_INSTRUCTIONS TO FOLLOW_
Take the lines beginning with the one that contains "Generate a Python" and ending with the one that contains "ax = fig.add_axes([363/857, 1", and set them down exactly. Omit all pictures.

_A block of data_
• • • • • • •

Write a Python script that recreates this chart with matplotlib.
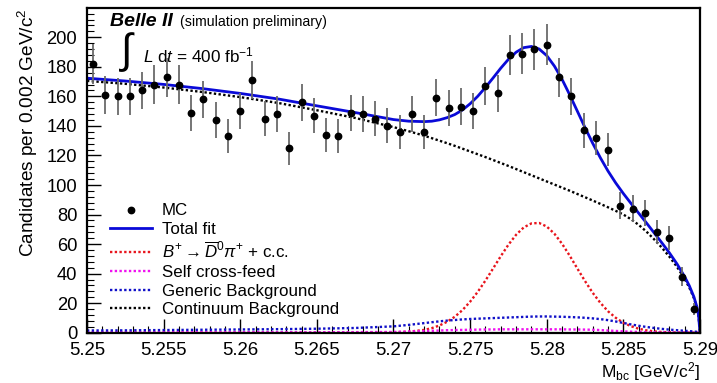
import numpy as np
import matplotlib
matplotlib.use("Agg")
import matplotlib.pyplot as plt
from matplotlib.lines import Line2D
from matplotlib.ticker import MultipleLocator, AutoMinorLocator

plt.rcParams['font.family'] = ['Liberation Sans', 'DejaVu Sans']
plt.rcParams['mathtext.fontset'] = 'custom'
plt.rcParams['mathtext.rm'] = 'Liberation Sans'
plt.rcParams['mathtext.it'] = 'Liberation Sans:italic'
plt.rcParams['mathtext.bf'] = 'Liberation Sans:bold'

# MC histogram: 50 bins over [5.25, 5.29]
bin_lo, bin_hi, n_bins = 5.25, 5.29, 50
counts = [182, 161, 160, 160, 164, 168, 173, 168, 149, 158,
          144, 133, 150, 171, 145, 148, 125, 156, 147, 134,
          133, 149, 148, 145, 140, 136, 148, 136, 159, 152,
          153, 150, 167, 162, 188, 189, 192, 195, 173, 160,
          137, 132, 124, 86, 84, 81, 68, 64, 38, 16]

# fit components
mbc = [5.2500, 5.2525, 5.2550, 5.2575, 5.2600, 5.2625, 5.2650, 5.2675, 5.2700, 5.2710,
       5.2720, 5.2725, 5.2730, 5.2735, 5.2740, 5.2745, 5.2750, 5.2755, 5.2760, 5.2765,
       5.2770, 5.2775, 5.2780, 5.2785, 5.2790, 5.2795, 5.2800, 5.2805, 5.2810, 5.2815,
       5.2820, 5.2825, 5.2830, 5.2835, 5.2840, 5.2845, 5.2850, 5.2855, 5.2860, 5.2865,
       5.2870, 5.2875, 5.2880, 5.2885, 5.2890, 5.2893, 5.2896, 5.2898, 5.2899, 5.2900]
continuum = [170.5, 168.5, 166.0, 163.0, 159.5, 155.5, 150.6, 145.4, 139.2, 136.4,
             133.4, 131.7, 130.0, 128.3, 126.5, 124.6, 122.7, 120.8, 118.9, 116.9,
             114.9, 112.9, 110.8, 108.7, 106.6, 104.5, 102.4, 100.3, 98.2, 96.1,
             93.9, 91.7, 89.5, 87.2, 84.9, 82.5, 80.0, 76.8, 73.0, 68.5,
             63.3, 57.7, 51.5, 44.6, 36.4, 30.6, 23.5, 16.8, 11.8, 0.0]
signal = [0.0, 0.0, 0.0, 0.0, 0.0, 0.0, 0.0, 0.05, 0.3, 0.7,
          1.9, 3.1, 4.9, 7.4, 10.8, 15.3, 21.0, 27.7, 35.3, 43.5,
          51.8, 59.6, 66.3, 71.3, 74.0, 74.3, 71.9, 67.0, 60.2, 52.1,
          43.4, 34.9, 27.0, 20.2, 14.5, 10.1, 6.7, 4.4, 2.7, 1.6,
          0.9, 0.5, 0.3, 0.15, 0.07, 0.04, 0.02, 0.01, 0.0, 0.0]
generic = [1.5, 1.6, 1.8, 2.0, 2.2, 2.4, 2.7, 3.2, 4.3, 5.3,
           6.5, 7.1, 7.7, 8.2, 8.6, 9.0, 9.3, 9.5, 9.7, 9.9,
           10.1, 10.3, 10.5, 10.7, 10.9, 11.0, 11.0, 10.9, 10.8, 10.6,
           10.4, 10.1, 9.7, 9.2, 8.5, 7.6, 6.6, 5.6, 4.7, 3.9,
           3.2, 2.6, 2.1, 1.7, 1.3, 1.1, 0.8, 0.6, 0.4, 0.0]
self_cf = [0.3, 0.3, 0.3, 0.3, 0.3, 0.3, 0.3, 0.4, 0.5, 0.8,
           1.1, 1.3, 1.5, 1.7, 1.8, 1.9, 2.0, 2.1, 2.2, 2.2,
           2.3, 2.3, 2.3, 2.3, 2.3, 2.3, 2.3, 2.3, 2.3, 2.2,
           2.2, 2.1, 2.0, 1.8, 1.5, 1.2, 0.9, 0.7, 0.5, 0.4,
           0.3, 0.2, 0.2, 0.1, 0.1, 0.1, 0.0, 0.0, 0.0, 0.0]

xtick_labels = ['5.25', '5.255', '5.26', '5.265', '5.27', '5.275', '5.28', '5.285', '5.29']

edges = np.linspace(bin_lo, bin_hi, n_bins + 1)
centers = 0.5 * (edges[:-1] + edges[1:])
counts = np.array(counts, dtype=float)
total = np.array(continuum) + np.array(signal) + np.array(generic) + np.array(self_cf)

fig = plt.figure(figsize=(7.17, 3.83), dpi=100)
ax = fig.add_axes([0.1213, 0.1313, 0.8550, 0.8477])

dot = (0, (1, 1))
ax.plot(mbc, signal, color='#e8141c', lw=1.7, ls=dot)
ax.plot(mbc, self_cf, color='#f010f0', lw=1.7, ls=dot)
ax.plot(mbc, generic, color='#1010c8', lw=1.7, ls=dot)
ax.plot(mbc, continuum, color='black', lw=1.7, ls=dot)
ax.plot(mbc, total, color='#0a0ad8', lw=2.0)
ax.errorbar(centers, counts, yerr=np.sqrt(counts), fmt='o', color='black',
            ms=4.6, ecolor='#6a6a6a', elinewidth=1.3, capsize=0, zorder=5)

ax.set_xlim(bin_lo, bin_hi)
ax.set_ylim(0, 219.8)
ax.set_xticks(np.linspace(bin_lo, bin_hi, len(xtick_labels)))
ax.set_xticklabels(xtick_labels)
ax.xaxis.set_minor_locator(MultipleLocator(0.001))
ax.yaxis.set_major_locator(MultipleLocator(20))
ax.yaxis.set_minor_locator(AutoMinorLocator(5))
ax.tick_params(which='both', direction='in', top=False, right=False)
ax.tick_params(axis='x', which='major', length=10, width=1, pad=6.5, labelsize=13.4)
ax.tick_params(axis='y', which='major', length=10, width=1, pad=7, labelsize=13.2)
ax.tick_params(which='minor', length=5, width=0.8)
for s in ax.spines.values():
    s.set_linewidth(1.6)

ax.set_ylabel(r'Candidates per 0.002 GeV/c$^{2}$', fontsize=13.7, loc='top')
ax.yaxis.set_label_coords(-0.077, 1.0)
ax.set_xlabel(r'M$_{\mathrm{bc}}$ [GeV/c$^{2}$]', fontsize=12.5, loc='right')
ax.xaxis.set_label_coords(1.0, -0.083)

ax.text(0.0375, 0.945, 'Belle II', fontsize=14, fontweight='bold', fontstyle='italic',
        transform=ax.transAxes, va='baseline')
ax.text(0.152, 0.945, '(simulation preliminary)', fontsize=10.2,
        transform=ax.transAxes, va='baseline')
ax.text(0.066, 0.865, r'$\int$', fontsize=30, transform=ax.transAxes, ha='center', va='center')
ax.text(0.0914, 0.834, r'$L$ d$t$ = 400 fb$^{\mathregular{-1}}$', fontsize=12.3,
        transform=ax.transAxes, va='baseline')

handles = [
    Line2D([], [], color='black', marker='o', ms=4.6, ls='none'),
    Line2D([], [], color='#0a0ad8', lw=2.0),
    Line2D([], [], color='#e8141c', lw=1.7, ls=dot),
    Line2D([], [], color='#f010f0', lw=1.7, ls=dot),
    Line2D([], [], color='#1010c8', lw=1.7, ls=dot),
    Line2D([], [], color='black', lw=1.7, ls=dot),
]
labels = ['MC', 'Total fit', r'$B^{+}\rightarrow\overline{D}^{0}\pi^{+}$ + c.c.',
          'Self cross-feed', 'Generic Background', 'Continuum Background']
ax.legend(handles, labels, loc='upper left', bbox_to_anchor=(0.0375, 0.398),
          frameon=False, fontsize=12.2, handlelength=2.5, handletextpad=0.55,
          labelspacing=0.22, borderpad=0, borderaxespad=0, numpoints=1)

fig.savefig('out.png', dpi=100)
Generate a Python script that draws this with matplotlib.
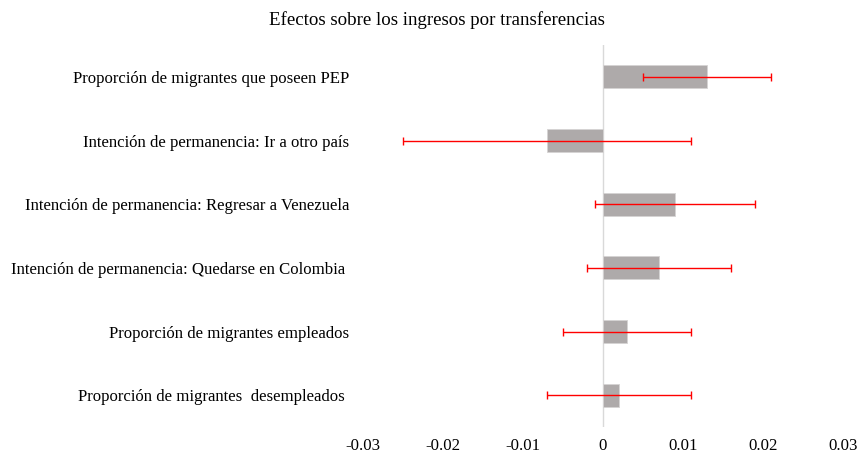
import matplotlib
matplotlib.use("Agg")
import matplotlib.pyplot as plt
import numpy as np

plt.rcParams["font.family"] = ["Liberation Serif", "DejaVu Serif"]

# data, top to bottom as in the chart
labels = [
    "Proporción de migrantes que poseen PEP",
    "Intención de permanencia: Ir a otro país",
    "Intención de permanencia: Regresar a Venezuela",
    "Intención de permanencia: Quedarse en Colombia ",
    "Proporción de migrantes empleados",
    "Proporción de migrantes  desempleados ",
]
coef = [0.013, -0.007, 0.009, 0.007, 0.003, 0.002]
ci = [0.008, 0.018, 0.010, 0.009, 0.008, 0.009]
xticks = [-0.03, -0.02, -0.01, 0, 0.01, 0.02, 0.03]
xticklabels = ["-0.03", "-0.02", "-0.01", "0", "0.01", "0.02", "0.03"]

fig = plt.figure(figsize=(8.57, 4.54), dpi=100)
ax = fig.add_axes([363/857, 1 - 427/454, 480/857, 382/454])

ypos = np.arange(len(labels))
ax.barh(ypos, coef, height=0.357, color="#AEAAAA", edgecolor="#D5D3D3",
        linewidth=0.6, zorder=2)
ax.errorbar(coef, ypos, xerr=ci, fmt="none", ecolor="#FF0000",
            elinewidth=1.0, capsize=3, capthick=1.0, zorder=3)
ax.axvline(0, color="#D9D9D9", lw=1.0, zorder=1)

ax.set_xlim(-0.03, 0.03)
ax.set_ylim(len(labels) - 0.5, -0.5)
ax.set_xticks(xticks)
ax.set_xticklabels(xticklabels)
ax.set_yticks(ypos)
ax.set_yticklabels(labels)
ax.tick_params(axis="both", length=0, labelsize=12.1)
ax.tick_params(axis="x", pad=8)
ax.tick_params(axis="y", pad=10)
for s in ax.spines.values():
    s.set_visible(False)

fig.text(437/857, 1 - 20/454, "Efectos sobre los ingresos por transferencias",
         ha="center", va="center", fontsize=13.6)

fig.savefig("out.png", dpi=100, facecolor="white")
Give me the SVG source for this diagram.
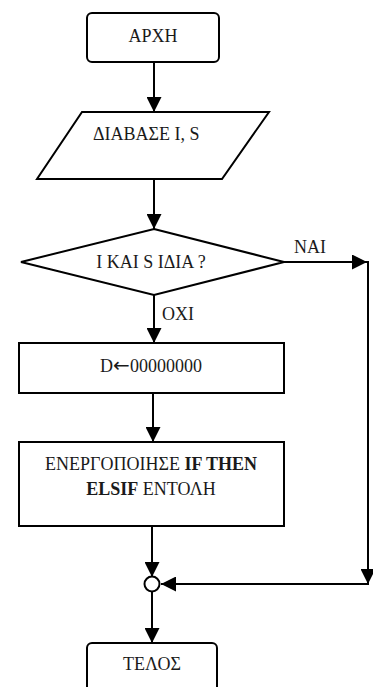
<svg xmlns="http://www.w3.org/2000/svg" width="373" height="687" viewBox="0 0 373 687">
<style>
.s{fill:#fff;stroke:#000;stroke-width:2}
.l{fill:none;stroke:#000;stroke-width:2}
text{font-family:'Liberation Serif','Times New Roman',serif;font-size:18px;fill:#1a1a1a}
.c{text-anchor:middle}
.b{font-weight:bold}
.ar{font-family:'DejaVu Sans',sans-serif;font-size:20px}
</style>
<defs>
<marker id="ah" viewBox="0 0 15 15" refX="15" refY="7.5" markerWidth="15" markerHeight="15" markerUnits="userSpaceOnUse" orient="auto">
<path d="M0,0 L15,7.5 L0,15 Z" fill="#000"/>
</marker>
</defs>
<rect width="373" height="687" fill="#fff"/>
<g id="connectors">
<line class="l" x1="154" y1="62" x2="154" y2="112" marker-end="url(#ah)"/>
<line class="l" x1="154" y1="179" x2="154" y2="229" marker-end="url(#ah)"/>
<line class="l" x1="154" y1="295" x2="154" y2="343" marker-end="url(#ah)"/>
<line class="l" x1="284" y1="262" x2="367" y2="262" marker-end="url(#ah)"/>
<line class="l" x1="368" y1="261" x2="368" y2="584" marker-end="url(#ah)"/>
<line class="l" x1="369" y1="584" x2="161" y2="584" marker-end="url(#ah)"/>
<line class="l" x1="153" y1="393" x2="153" y2="442" marker-end="url(#ah)"/>
<line class="l" x1="152" y1="526" x2="152" y2="577" marker-end="url(#ah)"/>
<line class="l" x1="152" y1="592" x2="152" y2="643" marker-end="url(#ah)"/>
<text x="294" y="253">ΝΑΙ</text>
<text x="162" y="320">ΟΧΙ</text>
</g>
<g id="start">
<rect class="s" x="87" y="13" width="132" height="49" rx="5"/>
<text class="c" x="153" y="42">ΑΡΧΗ</text>
</g>
<g id="read">
<polygon class="s" points="82,112 269,112 222,179 37,179"/>
<text x="93" y="140">ΔΙΑΒΑΣΕ Ι, S</text>
</g>
<g id="decision">
<polygon class="s" points="154,229 284,262 154,295 21,262"/>
<text class="c" x="151" y="268">Ι ΚΑΙ S ΙΔΙΑ ?</text>
</g>
<g id="assign">
<rect class="s" x="19" y="343" width="265" height="50"/>
<text class="c" x="151" y="372">D<tspan class="ar">←</tspan>00000000</text>
</g>
<g id="activate">
<rect class="s" x="19" y="442" width="265" height="84"/>
<text class="c" x="151" y="470">ΕΝΕΡΓΟΠΟΙΗΣΕ <tspan class="b">IF THEN</tspan></text>
<text class="c" x="151" y="495"><tspan class="b">ELSIF</tspan>  ΕΝΤΟΛΗ</text>
</g>
<g id="join">
<circle class="s" cx="152" cy="584" r="7.5"/>
</g>
<g id="end">
<rect class="s" x="87" y="643" width="130" height="60" rx="5"/>
<text class="c" x="152" y="670">ΤΕΛΟΣ</text>
</g>
</svg>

• • • • • • •

_SOLUTION FOR THIS TASK_
Generate a Python script that draws this with matplotlib.
import matplotlib
matplotlib.use("Agg")
import matplotlib.pyplot as plt
import numpy as np

plt.rcParams["font.family"] = ["Liberation Serif", "DejaVu Serif"]

# data, top to bottom as in the chart
labels = [
    "Proporción de migrantes que poseen PEP",
    "Intención de permanencia: Ir a otro país",
    "Intención de permanencia: Regresar a Venezuela",
    "Intención de permanencia: Quedarse en Colombia ",
    "Proporción de migrantes empleados",
    "Proporción de migrantes  desempleados ",
]
coef = [0.013, -0.007, 0.009, 0.007, 0.003, 0.002]
ci = [0.008, 0.018, 0.010, 0.009, 0.008, 0.009]
xticks = [-0.03, -0.02, -0.01, 0, 0.01, 0.02, 0.03]
xticklabels = ["-0.03", "-0.02", "-0.01", "0", "0.01", "0.02", "0.03"]

fig = plt.figure(figsize=(8.57, 4.54), dpi=100)
ax = fig.add_axes([363/857, 1 - 427/454, 480/857, 382/454])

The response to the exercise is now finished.